WHAT IS EXPECTED: Leaving out the pictures, retype all the material exactly.
»»
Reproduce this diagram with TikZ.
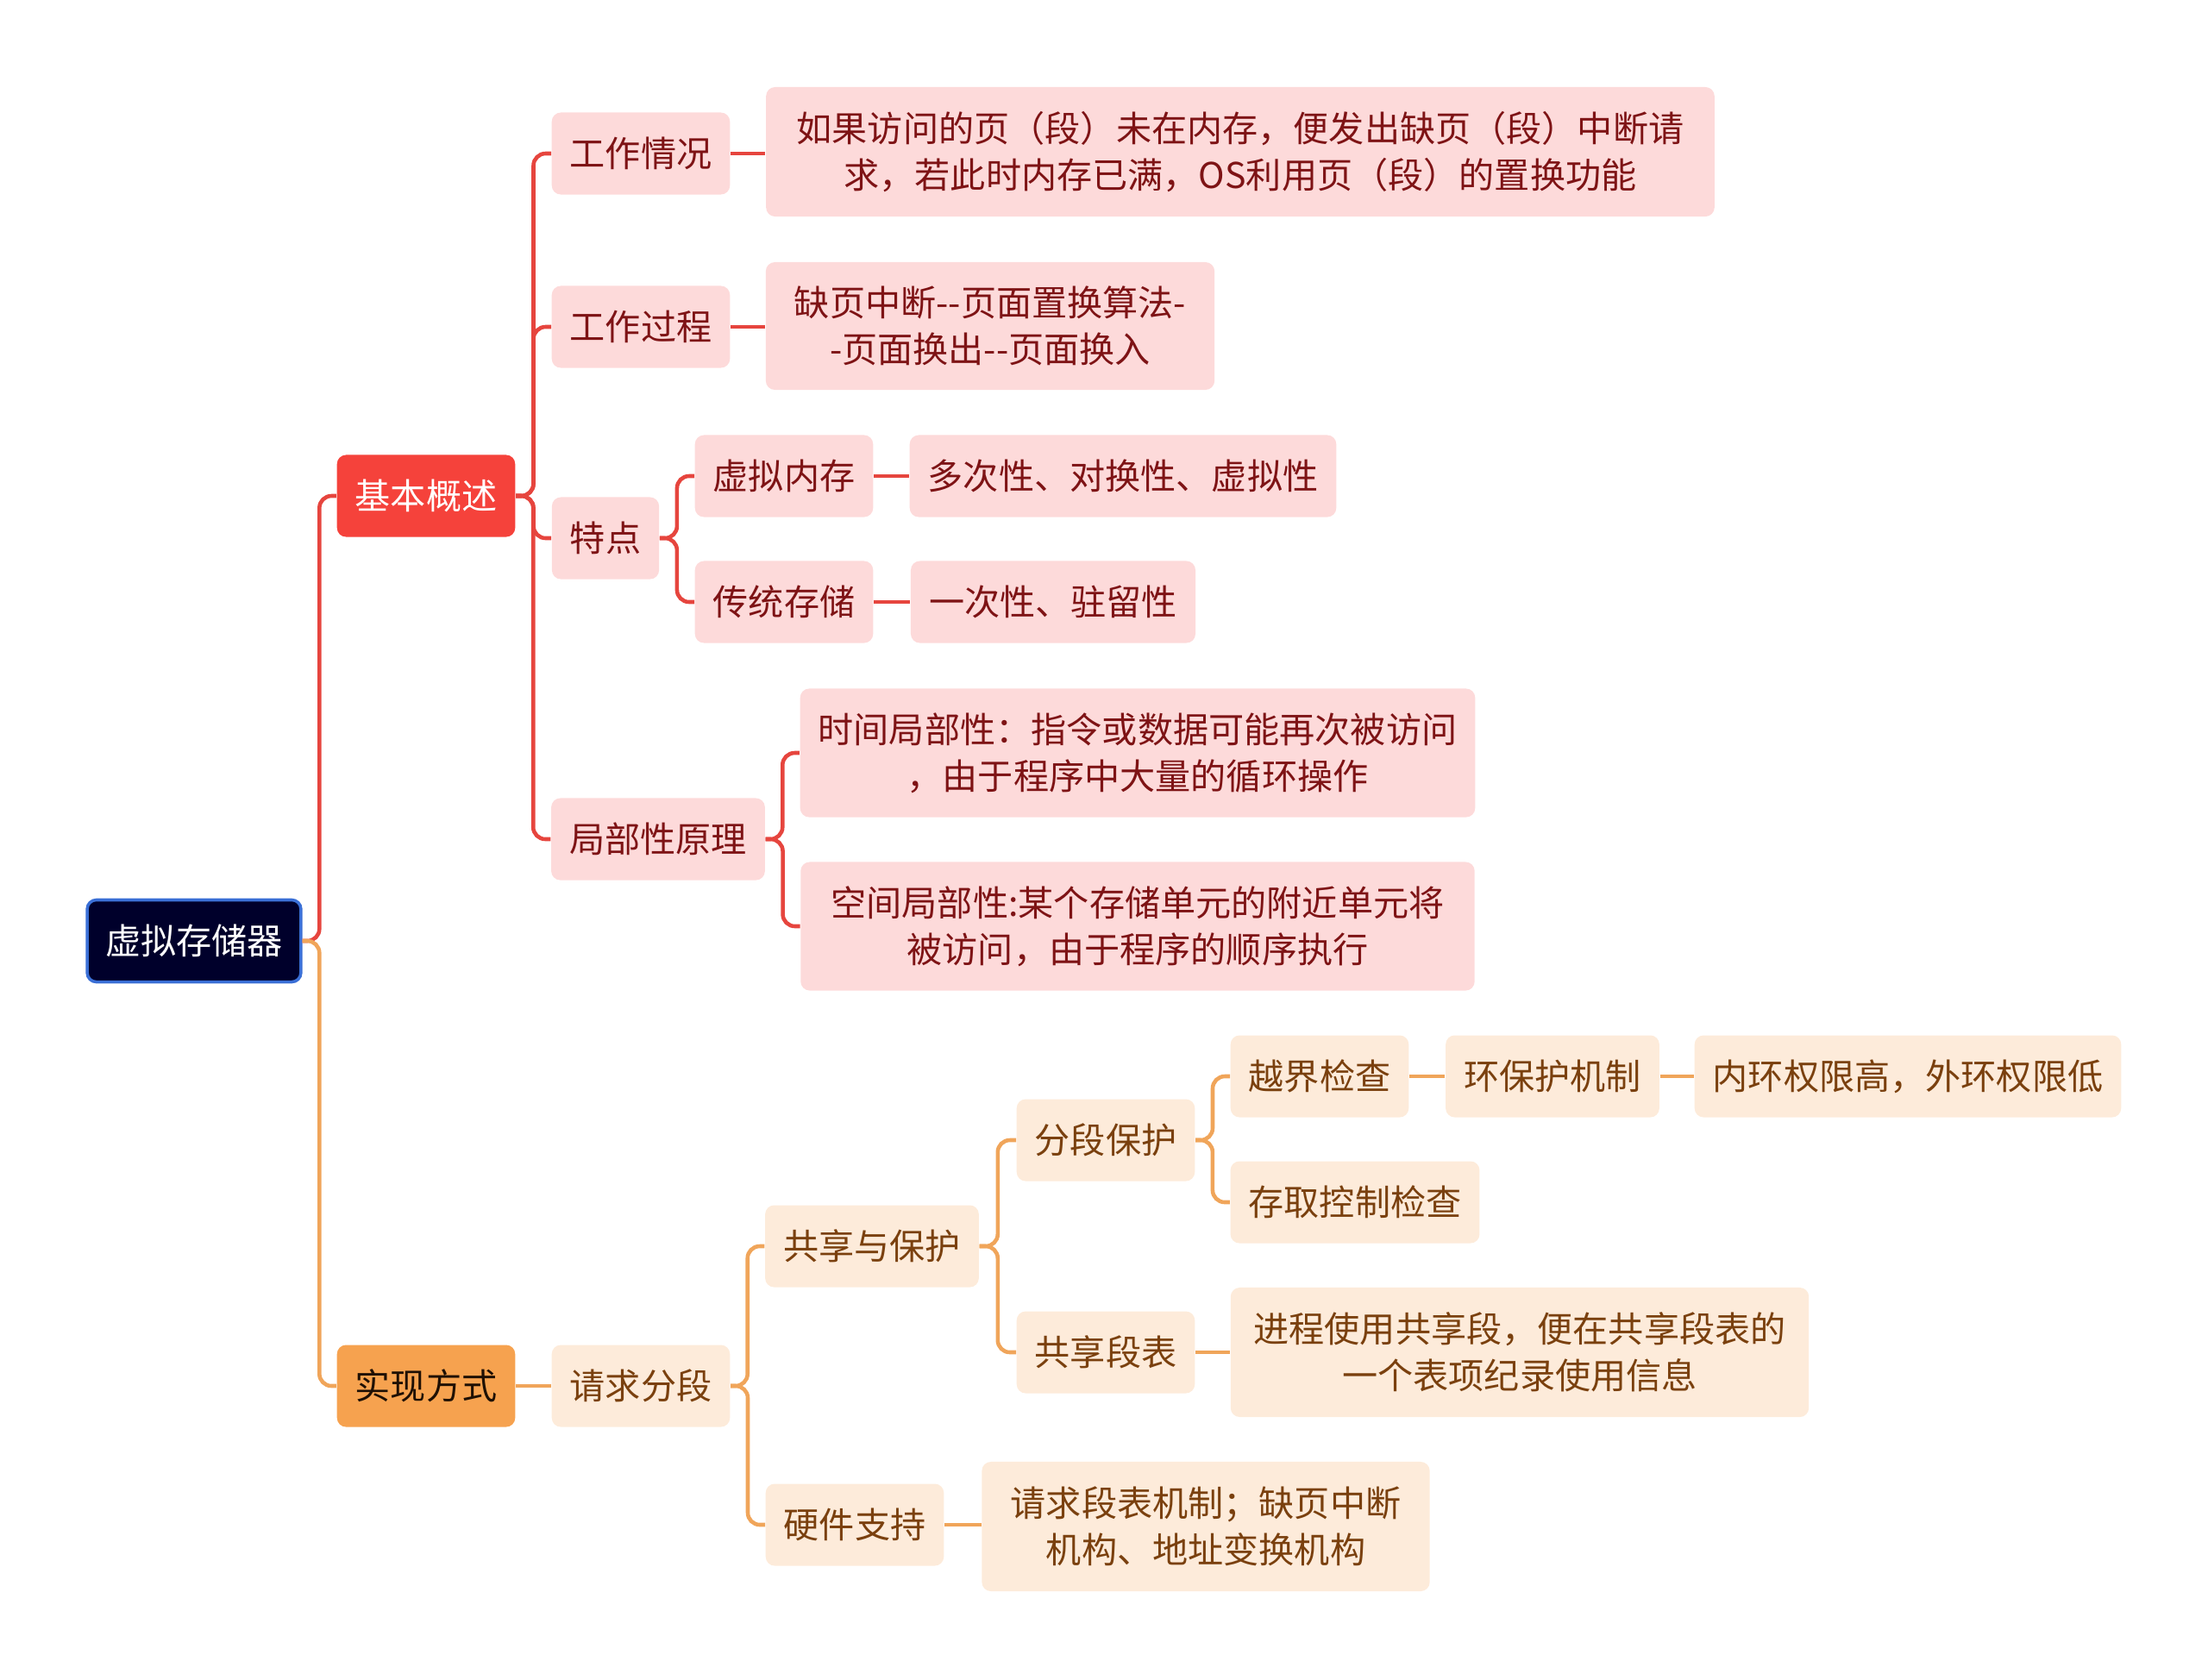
\documentclass[tikz,border=0pt]{standalone}
\usepackage{fontspec}
\setmainfont{Noto Sans CJK SC}
\usepackage{tikz}
\usetikzlibrary{calc}
\definecolor{navy}{HTML}{00002B}
\definecolor{navyrim}{HTML}{3A6FD6}
\definecolor{redhub}{HTML}{F5423B}
\definecolor{redline}{HTML}{E6453E}
\definecolor{redleaf}{HTML}{FDDADA}
\definecolor{redink}{HTML}{7E1315}
\definecolor{orahub}{HTML}{F6A24F}
\definecolor{oraline}{HTML}{F0A55A}
\definecolor{oraleaf}{HTML}{FDEBDA}
\definecolor{oraink}{HTML}{7A400E}

\begin{document}
\begin{tikzpicture}[x=0.01cm, y=-0.01cm,
  base/.style={rounded corners=3pt, inner xsep=0.21cm, minimum height=0.95cm, align=center, font=\fontsize{11.7}{15.4}\selectfont},
  topic/.style={base, fill=navy, draw=navyrim, line width=1pt, text=white},
  hubr/.style={base, fill=redhub, text=white},
  hubo/.style={base, fill=orahub, text=black!75!oraink},
  leafr/.style={base, fill=redleaf, text=redink},
  leafo/.style={base, fill=oraleaf, text=oraink},
  lr/.style={draw=redline, line width=1.3pt, rounded corners=0.14cm},
  lo/.style={draw=oraline, line width=1.3pt, rounded corners=0.14cm}]
\useasboundingbox (0,0) rectangle (2560,1947);
% root and the two main branches
\node[topic] (R) at (225,1091) {虚拟存储器};
\node[hubr] (B) at (494,575) {基本概述};
\node[hubo] (S) at (494,1607) {实现方式};
% basic concepts
\node[leafr] (B1) at (743,178) {工作情况};
\node[leafr] (B2) at (743,379) {工作过程};
\node[leafr] (B3) at (702,624) {特点};
\node[leafr] (B4) at (763,973) {局部性原理};
\node[leafr, minimum width=10.99cm, minimum height=1.5cm] (B1a) at (1438,176) {如果访问的页（段）未在内存，便发出缺页（段）中断请\\求，若此时内存已满，OS利用页（段）的置换功能};
\node[leafr, minimum width=5.2cm, minimum height=1.48cm] (B2a) at (1148,378) {缺页中断-\kern0pt-页面置换算法-\\-页面换出-\kern0pt-页面换入};
\node[leafr] (B3a) at (909,552) {虚拟内存};
\node[leafr] (B3b) at (909,698) {传统存储};
\node[leafr] (B3c) at (1302,552) {多次性、对换性、虚拟性};
\node[leafr] (B3d) at (1221,698) {一次性、驻留性};
\node[leafr, minimum width=7.81cm, minimum height=1.49cm] (B4a) at (1319,873) {时间局部性：指令或数据可能再次被访问\\，由于程序中大量的循环操作};
\node[leafr, minimum width=7.81cm, minimum height=1.49cm] (B4b) at (1319,1074) {空间局部性:某个存储单元的附近单元将\\被访问，由于程序的顺序执行};
% implementation
\node[leafo] (S1) at (743,1607) {请求分段};
\node[leafo] (S2) at (1011,1445) {共享与保护};
\node[leafo] (S3) at (991,1768) {硬件支持};
\node[leafo, minimum width=5.19cm, minimum height=1.5cm] (S3a) at (1398,1770) {请求段表机制；缺页中断\\机构、地址变换机构};
\node[leafo] (S4) at (1282,1322) {分段保护};
\node[leafo] (S5) at (1282,1568) {共享段表};
\node[leafo, minimum width=6.7cm, minimum height=1.5cm] (S5a) at (1762,1568) {进程使用共享段，便在共享段表的\\一个表项纪录使用信息};
\node[leafo] (S6) at (1530,1248) {越界检查};
\node[leafo] (S7) at (1571,1394) {存取控制检查};
\node[leafo] (S6a) at (1800,1248) {环保护机制};
\node[leafo] (S6b) at (2212,1248) {内环权限高，外环权限低};
% elbow connectors
\foreach \a/\b in {R/B, B/B1, B/B2, B/B3, B/B4, B3/B3a, B3/B3b, B4/B4a, B4/B4b}
  \draw[lr] let \p1=(\a.east), \p2=(\b.west) in (\p1) -- ({(\x1+\x2)/2},\y1) |- (\p2);
\foreach \a/\b in {R/S, S1/S2, S1/S3, S2/S4, S2/S5, S4/S6, S4/S7}
  \draw[lo] let \p1=(\a.east), \p2=(\b.west) in (\p1) -- ({(\x1+\x2)/2},\y1) |- (\p2);
% straight connectors
\foreach \a/\b in {B1/B1a, B2/B2a, B3a/B3c, B3b/B3d}
  \draw[lr] (\a.east) -- (\a.east -| \b.west);
\foreach \a/\b in {S/S1, S3/S3a, S5/S5a, S6/S6a, S6a/S6b}
  \draw[lo] (\a.east) -- (\a.east -| \b.west);
\end{tikzpicture}
\end{document}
««
TASK OUTPUT:
Reproduce this diagram with TikZ.
\documentclass[tikz,border=0pt]{standalone}
\usepackage{fontspec}
\setmainfont{Noto Sans CJK SC}
\usepackage{tikz}
\usetikzlibrary{calc}
\definecolor{navy}{HTML}{00002B}
\definecolor{navyrim}{HTML}{3A6FD6}
\definecolor{redhub}{HTML}{F5423B}
\definecolor{redline}{HTML}{E6453E}
\definecolor{redleaf}{HTML}{FDDADA}
\definecolor{redink}{HTML}{7E1315}
\definecolor{orahub}{HTML}{F6A24F}
\definecolor{oraline}{HTML}{F0A55A}
\definecolor{oraleaf}{HTML}{FDEBDA}
\definecolor{oraink}{HTML}{7A400E}

\begin{document}
\begin{tikzpicture}[x=0.01cm, y=-0.01cm,
  base/.style={rounded corners=3pt, inner xsep=0.21cm, minimum height=0.95cm, align=center, font=\fontsize{11.7}{15.4}\selectfont},
  topic/.style={base, fill=navy, draw=navyrim, line width=1pt, text=white},
  hubr/.style={base, fill=redhub, text=white},
  hubo/.style={base, fill=orahub, text=black!75!oraink},
  leafr/.style={base, fill=redleaf, text=redink},
  leafo/.style={base, fill=oraleaf, text=oraink},
  lr/.style={draw=redline, line width=1.3pt, rounded corners=0.14cm},
  lo/.style={draw=oraline, line width=1.3pt, rounded corners=0.14cm}]
\useasboundingbox (0,0) rectangle (2560,1947);
% root and the two main branches
\node[topic] (R) at (225,1091) {虚拟存储器};
\node[hubr] (B) at (494,575) {基本概述};
\node[hubo] (S) at (494,1607) {实现方式};
% basic concepts
\node[leafr] (B1) at (743,178) {工作情况};
\node[leafr] (B2) at (743,379) {工作过程};
\node[leafr] (B3) at (702,624) {特点};
\node[leafr] (B4) at (763,973) {局部性原理};
\node[leafr, minimum width=10.99cm, minimum height=1.5cm] (B1a) at (1438,176) {如果访问的页（段）未在内存，便发出缺页（段）中断请\\求，若此时内存已满，OS利用页（段）的置换功能};
\node[leafr, minimum width=5.2cm, minimum height=1.48cm] (B2a) at (1148,378) {缺页中断-\kern0pt-页面置换算法-\\-页面换出-\kern0pt-页面换入};
\node[leafr] (B3a) at (909,552) {虚拟内存};
\node[leafr] (B3b) at (909,698) {传统存储};
\node[leafr] (B3c) at (1302,552) {多次性、对换性、虚拟性};
\node[leafr] (B3d) at (1221,698) {一次性、驻留性};
\node[leafr, minimum width=7.81cm, minimum height=1.49cm] (B4a) at (1319,873) {时间局部性：指令或数据可能再次被访问\\，由于程序中大量的循环操作};
\node[leafr, minimum width=7.81cm, minimum height=1.49cm] (B4b) at (1319,1074) {空间局部性:某个存储单元的附近单元将\\被访问，由于程序的顺序执行};
% implementation
\node[leafo] (S1) at (743,1607) {请求分段};
\node[leafo] (S2) at (1011,1445) {共享与保护};
\node[leafo] (S3) at (991,1768) {硬件支持};
\node[leafo, minimum width=5.19cm, minimum height=1.5cm] (S3a) at (1398,1770) {请求段表机制；缺页中断\\机构、地址变换机构};
\node[leafo] (S4) at (1282,1322) {分段保护};
\node[leafo] (S5) at (1282,1568) {共享段表};
\node[leafo, minimum width=6.7cm, minimum height=1.5cm] (S5a) at (1762,1568) {进程使用共享段，便在共享段表的\\一个表项纪录使用信息};
\node[leafo] (S6) at (1530,1248) {越界检查};
\node[leafo] (S7) at (1571,1394) {存取控制检查};
\node[leafo] (S6a) at (1800,1248) {环保护机制};
\node[leafo] (S6b) at (2212,1248) {内环权限高，外环权限低};
% elbow connectors
\foreach \a/\b in {R/B, B/B1, B/B2, B/B3, B/B4, B3/B3a, B3/B3b, B4/B4a, B4/B4b}
  \draw[lr] let \p1=(\a.east), \p2=(\b.west) in (\p1) -- ({(\x1+\x2)/2},\y1) |- (\p2);
\foreach \a/\b in {R/S, S1/S2, S1/S3, S2/S4, S2/S5, S4/S6, S4/S7}
  \draw[lo] let \p1=(\a.east), \p2=(\b.west) in (\p1) -- ({(\x1+\x2)/2},\y1) |- (\p2);
% straight connectors
\foreach \a/\b in {B1/B1a, B2/B2a, B3a/B3c, B3b/B3d}
  \draw[lr] (\a.east) -- (\a.east -| \b.west);
\foreach \a/\b in {S/S1, S3/S3a, S5/S5a, S6/S6a, S6a/S6b}
  \draw[lo] (\a.east) -- (\a.east -| \b.west);
\end{tikzpicture}
\end{document}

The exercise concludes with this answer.